> [Material provided]
* BEGIN *

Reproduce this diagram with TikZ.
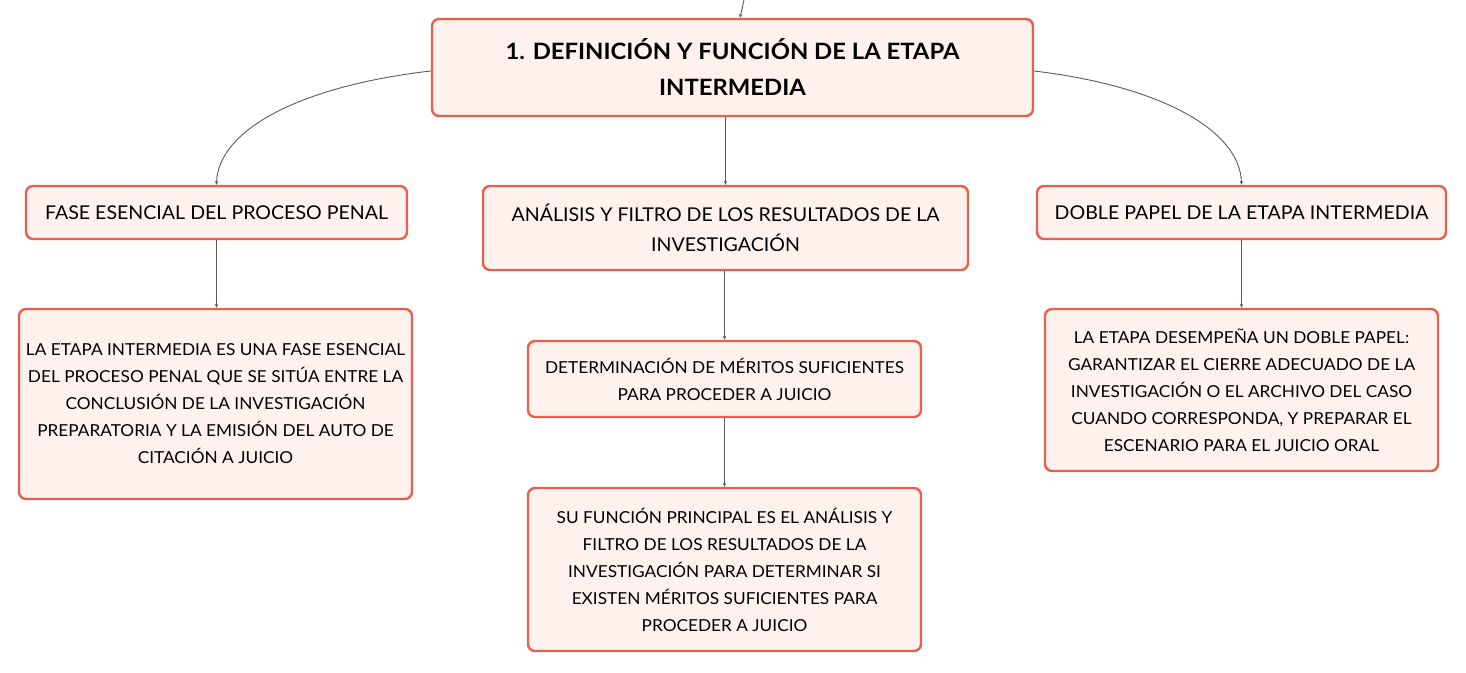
\documentclass[tikz,border=0pt]{standalone}
\usepackage{fontspec}
\setmainfont{Lato}
\newfontfamily\leaffont{Lato}[FakeStretch=1.045]
\newfontfamily\midfont{Lato}[FakeStretch=1.03]
\newfontfamily\titlefont{Lato}[FakeStretch=1.06]
\usetikzlibrary{arrows.meta}
\definecolor{bordc}{HTML}{E8604C}
\definecolor{fillc}{HTML}{FEF1EE}
\definecolor{linec}{HTML}{5A5A5A}
\tikzset{
  boxbase/.style={draw=bordc, fill=fillc, line width=2.4pt, rounded corners=7pt, inner sep=0pt, align=center, text=black},
  leaftext/.style={boxbase, font=\leaffont\fontsize{16.5}{27}\selectfont},
  midtext/.style={boxbase, font=\midfont\fontsize{19}{29.5}\selectfont},
  titletext/.style={boxbase, font=\titlefont\fontsize{22.5}{36}\selectfont\bfseries},
  conn/.style={draw=linec, line width=0.9pt, -{Stealth[length=4pt,width=3.5pt]}},
}
\begin{document}
\begin{tikzpicture}[x=1pt,y=-1pt]
\useasboundingbox (0,0) rectangle (1466,672);
% nodes
\node[titletext, minimum width=601pt, minimum height=97pt] (top) at (732.5,67.5) {1. DEFINICIÓN Y FUNCIÓN DE LA ETAPA\\INTERMEDIA};
\node[midtext, minimum width=381pt, minimum height=53pt] (a) at (216.5,212.5) {FASE ESENCIAL DEL PROCESO PENAL};
\node[midtext, minimum width=485pt, minimum height=84pt] (b) at (725.5,228) {ANÁLISIS Y FILTRO DE LOS RESULTADOS DE LA\\INVESTIGACIÓN};
\node[midtext, minimum width=409pt, minimum height=53pt] (c) at (1241.5,212.5) {DOBLE PAPEL DE LA ETAPA INTERMEDIA};
\node[leaftext, minimum width=393pt, minimum height=190pt] (a2) at (215.5,404) {LA ETAPA INTERMEDIA ES UNA FASE ESENCIAL\\DEL PROCESO PENAL QUE SE SITÚA ENTRE LA\\CONCLUSIÓN DE LA INVESTIGACIÓN\\PREPARATORIA Y LA EMISIÓN DEL AUTO DE\\CITACIÓN A JUICIO};
\node[leaftext, minimum width=393pt, minimum height=76pt] (b2) at (724.5,379) {DETERMINACIÓN DE MÉRITOS SUFICIENTES\\PARA PROCEDER A JUICIO};
\node[leaftext, minimum width=393pt, minimum height=163pt] (b3) at (724.5,569.5) {SU FUNCIÓN PRINCIPAL ES EL ANÁLISIS Y\\FILTRO DE LOS RESULTADOS DE LA\\INVESTIGACIÓN PARA DETERMINAR SI\\EXISTEN MÉRITOS SUFICIENTES PARA\\PROCEDER A JUICIO};
\node[leaftext, minimum width=393pt, minimum height=162pt] (c2) at (1241.5,390) {LA ETAPA DESEMPEÑA UN DOBLE PAPEL:\\GARANTIZAR EL CIERRE ADECUADO DE LA\\INVESTIGACIÓN O EL ARCHIVO DEL CASO\\CUANDO CORRESPONDA, Y PREPARAR EL\\ESCENARIO PARA EL JUICIO ORAL};
% free end at top
\coordinate (up) at (744,0);
% connectors
\draw[conn] (up) -- (top.north -| 740,0);
\draw[conn] (top.west |- 0,71) .. controls (300,86) and (218,130) .. (a.north);
\draw[conn] (top.south -| b.north) -- (b.north);
\draw[conn] (top.east |- 0,71) .. controls (1160,86) and (1240,130) .. (c.north);
\draw[conn] (a.south) -- (a.south |- a2.north);
\draw[conn] (b.south -| b2.north) -- (b2.north);
\draw[conn] (b2.south) -- (b3.north);
\draw[conn] (c.south) -- (c.south |- c2.north);
\end{tikzpicture}
\end{document}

* END *

> [Task goal] Transcribe all the data word for word; the images stay out.

> [Written answer]
Reproduce this diagram with TikZ.
\documentclass[tikz,border=0pt]{standalone}
\usepackage{fontspec}
\setmainfont{Lato}
\newfontfamily\leaffont{Lato}[FakeStretch=1.045]
\newfontfamily\midfont{Lato}[FakeStretch=1.03]
\newfontfamily\titlefont{Lato}[FakeStretch=1.06]
\usetikzlibrary{arrows.meta}
\definecolor{bordc}{HTML}{E8604C}
\definecolor{fillc}{HTML}{FEF1EE}
\definecolor{linec}{HTML}{5A5A5A}
\tikzset{
  boxbase/.style={draw=bordc, fill=fillc, line width=2.4pt, rounded corners=7pt, inner sep=0pt, align=center, text=black},
  leaftext/.style={boxbase, font=\leaffont\fontsize{16.5}{27}\selectfont},
  midtext/.style={boxbase, font=\midfont\fontsize{19}{29.5}\selectfont},
  titletext/.style={boxbase, font=\titlefont\fontsize{22.5}{36}\selectfont\bfseries},
  conn/.style={draw=linec, line width=0.9pt, -{Stealth[length=4pt,width=3.5pt]}},
}
\begin{document}
\begin{tikzpicture}[x=1pt,y=-1pt]
\useasboundingbox (0,0) rectangle (1466,672);
% nodes
\node[titletext, minimum width=601pt, minimum height=97pt] (top) at (732.5,67.5) {1. DEFINICIÓN Y FUNCIÓN DE LA ETAPA\\INTERMEDIA};
\node[midtext, minimum width=381pt, minimum height=53pt] (a) at (216.5,212.5) {FASE ESENCIAL DEL PROCESO PENAL};
\node[midtext, minimum width=485pt, minimum height=84pt] (b) at (725.5,228) {ANÁLISIS Y FILTRO DE LOS RESULTADOS DE LA\\INVESTIGACIÓN};
\node[midtext, minimum width=409pt, minimum height=53pt] (c) at (1241.5,212.5) {DOBLE PAPEL DE LA ETAPA INTERMEDIA};
\node[leaftext, minimum width=393pt, minimum height=190pt] (a2) at (215.5,404) {LA ETAPA INTERMEDIA ES UNA FASE ESENCIAL\\DEL PROCESO PENAL QUE SE SITÚA ENTRE LA\\CONCLUSIÓN DE LA INVESTIGACIÓN\\PREPARATORIA Y LA EMISIÓN DEL AUTO DE\\CITACIÓN A JUICIO};
\node[leaftext, minimum width=393pt, minimum height=76pt] (b2) at (724.5,379) {DETERMINACIÓN DE MÉRITOS SUFICIENTES\\PARA PROCEDER A JUICIO};
\node[leaftext, minimum width=393pt, minimum height=163pt] (b3) at (724.5,569.5) {SU FUNCIÓN PRINCIPAL ES EL ANÁLISIS Y\\FILTRO DE LOS RESULTADOS DE LA\\INVESTIGACIÓN PARA DETERMINAR SI\\EXISTEN MÉRITOS SUFICIENTES PARA\\PROCEDER A JUICIO};
\node[leaftext, minimum width=393pt, minimum height=162pt] (c2) at (1241.5,390) {LA ETAPA DESEMPEÑA UN DOBLE PAPEL:\\GARANTIZAR EL CIERRE ADECUADO DE LA\\INVESTIGACIÓN O EL ARCHIVO DEL CASO\\CUANDO CORRESPONDA, Y PREPARAR EL\\ESCENARIO PARA EL JUICIO ORAL};
% free end at top
\coordinate (up) at (744,0);
% connectors
\draw[conn] (up) -- (top.north -| 740,0);
\draw[conn] (top.west |- 0,71) .. controls (300,86) and (218,130) .. (a.north);
\draw[conn] (top.south -| b.north) -- (b.north);
\draw[conn] (top.east |- 0,71) .. controls (1160,86) and (1240,130) .. (c.north);
\draw[conn] (a.south) -- (a.south |- a2.north);
\draw[conn] (b.south -| b2.north) -- (b2.north);
\draw[conn] (b2.south) -- (b3.north);
\draw[conn] (c.south) -- (c.south |- c2.north);
\end{tikzpicture}
\end{document}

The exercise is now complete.